> Written problem:
Write out the data again exactly, skipping every picture.

> Exercise data:
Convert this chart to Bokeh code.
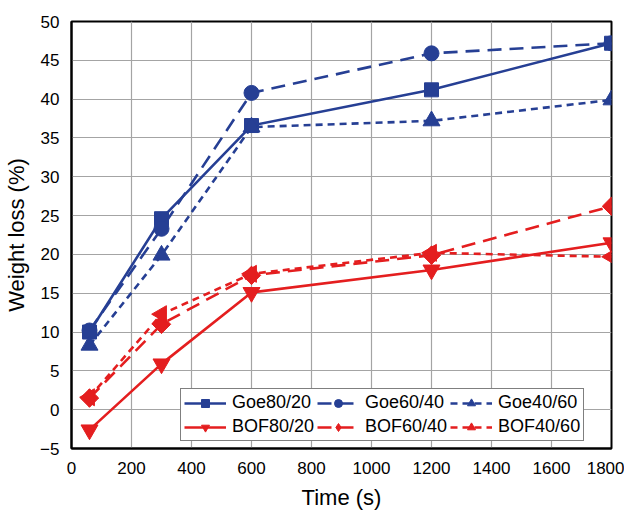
from bokeh.plotting import figure
from bokeh.models import Legend, LegendItem, Range1d, FixedTicker
from bokeh.embed import file_html
from bokeh.resources import INLINE

time_s = [60, 300, 600, 1200, 1800]
goe80_20 = [10.0, 24.6, 36.6, 41.2, 47.2]
goe60_40 = [10.2, 23.3, 40.8, 45.9, 47.2]
goe40_60 = [8.3, 19.9, 36.4, 37.2, 39.9]
bof80_20 = [-2.6, 5.9, 15.1, 18.0, 21.5]
bof60_40 = [1.5, 11.0, 17.3, 19.9, 26.2]
bof40_60 = [1.6, 12.3, 17.5, 20.2, 19.7]
x_ticks = [0, 200, 400, 600, 800, 1000, 1200, 1400, 1600, 1800]
y_ticks = [-5, 0, 5, 10, 15, 20, 25, 30, 35, 40, 45, 50]

BLUE = "#263f94"
RED = "#e41e1f"
FONT = "Liberation Sans"

p = figure(width=624, height=512, output_backend="svg", toolbar_location=None,
           x_range=Range1d(0, 1800), y_range=Range1d(-5, 50),
           min_border_left=71, min_border_right=13, min_border_top=21, min_border_bottom=59)

p.outline_line_color = "black"
p.outline_line_width = 2
p.background_fill_color = "white"
p.border_fill_color = "white"

p.xaxis.ticker = FixedTicker(ticks=x_ticks)
p.yaxis.ticker = FixedTicker(ticks=y_ticks)
for ax in (p.xaxis[0], p.yaxis[0]):
    ax.axis_line_color = "black"
    ax.axis_line_width = 2
    ax.major_tick_line_color = None
    ax.minor_tick_line_color = None
    ax.major_label_text_font = FONT
    ax.major_label_text_font_size = "17px"
    ax.major_label_text_color = "black"
    ax.axis_label_text_font = FONT
    ax.axis_label_text_font_size = "22px"
    ax.axis_label_text_font_style = "normal"
    ax.axis_label_text_color = "black"
p.xaxis.axis_label = "Time (s)"
p.yaxis.axis_label = "Weight loss (%)"
p.xaxis.major_label_standoff = 7
p.yaxis.major_label_standoff = 6
p.xaxis.axis_label_standoff = 8
p.yaxis.axis_label_standoff = 8

p.xgrid.grid_line_color = "#a4a4a4"
p.ygrid.grid_line_color = "#a4a4a4"
p.xgrid.grid_line_width = 1.2
p.ygrid.grid_line_width = 1.2

# name, values, colour, dash, plot marker, size, angle, legend marker, legend size
series = [
    ("Goe80/20", goe80_20, BLUE, "solid", "square", 14, 0.0, None, 0),
    ("Goe60/40", goe60_40, BLUE, "14 8", "circle", 15, 0.0, None, 0),
    ("Goe40/60", goe40_60, BLUE, "7 5", "triangle", 17, 0.0, None, 0),
    ("BOF80/20", bof80_20, RED, "solid", "inverted_triangle", 17, 0.0, None, 0),
    ("BOF60/40", bof60_40, RED, "14 8", "square", 13, 0.7854, "diamond", 18),
    ("BOF40/60", bof40_60, RED, "7 5", "triangle", 17, 1.5708, None, 0),
]

items = []
for name, ys, col, dash, marker, size, ang, lmarker, lsize in series:
    r1 = p.line(time_s, ys, line_color=col, line_width=2.6, line_dash=dash)
    r3 = None
    if lmarker is not None:
        # legend-shaped marker, hidden inside the rotated square drawn on top
        r3 = p.scatter(x=time_s, y=ys, marker=lmarker, size=lsize, fill_color=col,
                       line_color=col)
    r2 = p.scatter(x=time_s, y=ys, marker=marker, size=size, fill_color=col,
                   line_color=col, angle=ang)
    items.append(LegendItem(label=name, renderers=[r1, r3 if r3 is not None else r2]))

legend = Legend(items=items, location=(109, 7), orientation="horizontal", ncols=3)
legend.label_text_font = FONT
legend.label_text_font_size = "18px"
legend.label_text_color = "black"
legend.border_line_color = "black"
legend.border_line_width = 1.5
legend.glyph_width = 42
legend.glyph_height = 20
legend.label_standoff = 6
legend.label_width = 80
legend.spacing = 3
legend.padding = 3
legend.margin = 0
legend.label_height = 20
legend.background_fill_alpha = 1
p.add_layout(legend, "center")

open("out.html", "w").write(file_html(p, INLINE))
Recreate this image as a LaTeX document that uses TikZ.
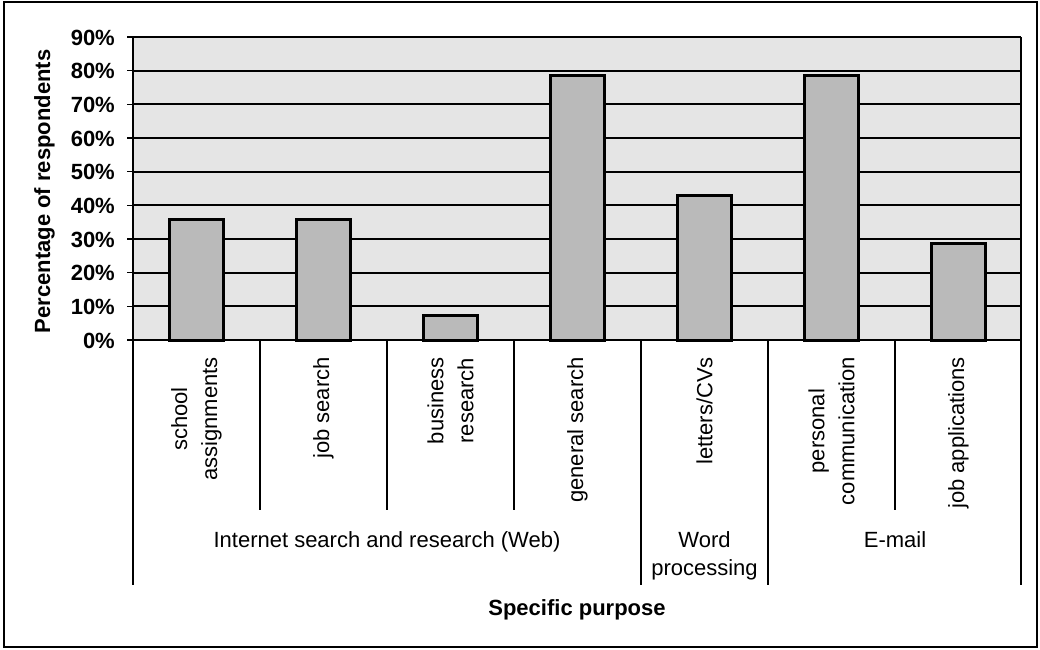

> Result of this task:
Convert this chart to Bokeh code.
from bokeh.plotting import figure
from bokeh.models import Legend, LegendItem, Range1d, FixedTicker
from bokeh.embed import file_html
from bokeh.resources import INLINE

time_s = [60, 300, 600, 1200, 1800]
goe80_20 = [10.0, 24.6, 36.6, 41.2, 47.2]
goe60_40 = [10.2, 23.3, 40.8, 45.9, 47.2]
goe40_60 = [8.3, 19.9, 36.4, 37.2, 39.9]
bof80_20 = [-2.6, 5.9, 15.1, 18.0, 21.5]
bof60_40 = [1.5, 11.0, 17.3, 19.9, 26.2]
bof40_60 = [1.6, 12.3, 17.5, 20.2, 19.7]
x_ticks = [0, 200, 400, 600, 800, 1000, 1200, 1400, 1600, 1800]
y_ticks = [-5, 0, 5, 10, 15, 20, 25, 30, 35, 40, 45, 50]

BLUE = "#263f94"
RED = "#e41e1f"
FONT = "Liberation Sans"

p = figure(width=624, height=512, output_backend="svg", toolbar_location=None,
           x_range=Range1d(0, 1800), y_range=Range1d(-5, 50),
           min_border_left=71, min_border_right=13, min_border_top=21, min_border_bottom=59)

p.outline_line_color = "black"
p.outline_line_width = 2
p.background_fill_color = "white"
p.border_fill_color = "white"

p.xaxis.ticker = FixedTicker(ticks=x_ticks)
p.yaxis.ticker = FixedTicker(ticks=y_ticks)
for ax in (p.xaxis[0], p.yaxis[0]):
    ax.axis_line_color = "black"
    ax.axis_line_width = 2
    ax.major_tick_line_color = None
    ax.minor_tick_line_color = None
    ax.major_label_text_font = FONT
    ax.major_label_text_font_size = "17px"
    ax.major_label_text_color = "black"
    ax.axis_label_text_font = FONT
    ax.axis_label_text_font_size = "22px"
    ax.axis_label_text_font_style = "normal"
    ax.axis_label_text_color = "black"
p.xaxis.axis_label = "Time (s)"
p.yaxis.axis_label = "Weight loss (%)"
p.xaxis.major_label_standoff = 7
p.yaxis.major_label_standoff = 6
p.xaxis.axis_label_standoff = 8
p.yaxis.axis_label_standoff = 8

p.xgrid.grid_line_color = "#a4a4a4"
p.ygrid.grid_line_color = "#a4a4a4"
p.xgrid.grid_line_width = 1.2
p.ygrid.grid_line_width = 1.2

# name, values, colour, dash, plot marker, size, angle, legend marker, legend size
series = [
    ("Goe80/20", goe80_20, BLUE, "solid", "square", 14, 0.0, None, 0),
    ("Goe60/40", goe60_40, BLUE, "14 8", "circle", 15, 0.0, None, 0),
    ("Goe40/60", goe40_60, BLUE, "7 5", "triangle", 17, 0.0, None, 0),
    ("BOF80/20", bof80_20, RED, "solid", "inverted_triangle", 17, 0.0, None, 0),
    ("BOF60/40", bof60_40, RED, "14 8", "square", 13, 0.7854, "diamond", 18),
    ("BOF40/60", bof40_60, RED, "7 5", "triangle", 17, 1.5708, None, 0),
]

items = []
for name, ys, col, dash, marker, size, ang, lmarker, lsize in series:
    r1 = p.line(time_s, ys, line_color=col, line_width=2.6, line_dash=dash)
    r3 = None
    if lmarker is not None:
        # legend-shaped marker, hidden inside the rotated square drawn on top
        r3 = p.scatter(x=time_s, y=ys, marker=lmarker, size=lsize, fill_color=col,
                       line_color=col)
    r2 = p.scatter(x=time_s, y=ys, marker=marker, size=size, fill_color=col,
                   line_color=col, angle=ang)
    items.append(LegendItem(label=name, renderers=[r1, r3 if r3 is not None else r2]))

legend = Legend(items=items, location=(109, 7), orientation="horizontal", ncols=3)
legend.label_text_font = FONT
legend.label_text_font_size = "18px"
legend.label_text_color = "black"
legend.border_line_color = "black"
legend.border_line_width = 1.5
legend.glyph_width = 42
legend.glyph_height = 20
legend.label_standoff = 6
legend.label_width = 80
legend.spacing = 3
legend.padding = 3
legend.margin = 0
legend.label_height = 20
legend.background_fill_alpha = 1
p.add_layout(legend, "center")

open("out.html", "w").write(file_html(p, INLINE))
Recreate this image as a LaTeX document that uses TikZ.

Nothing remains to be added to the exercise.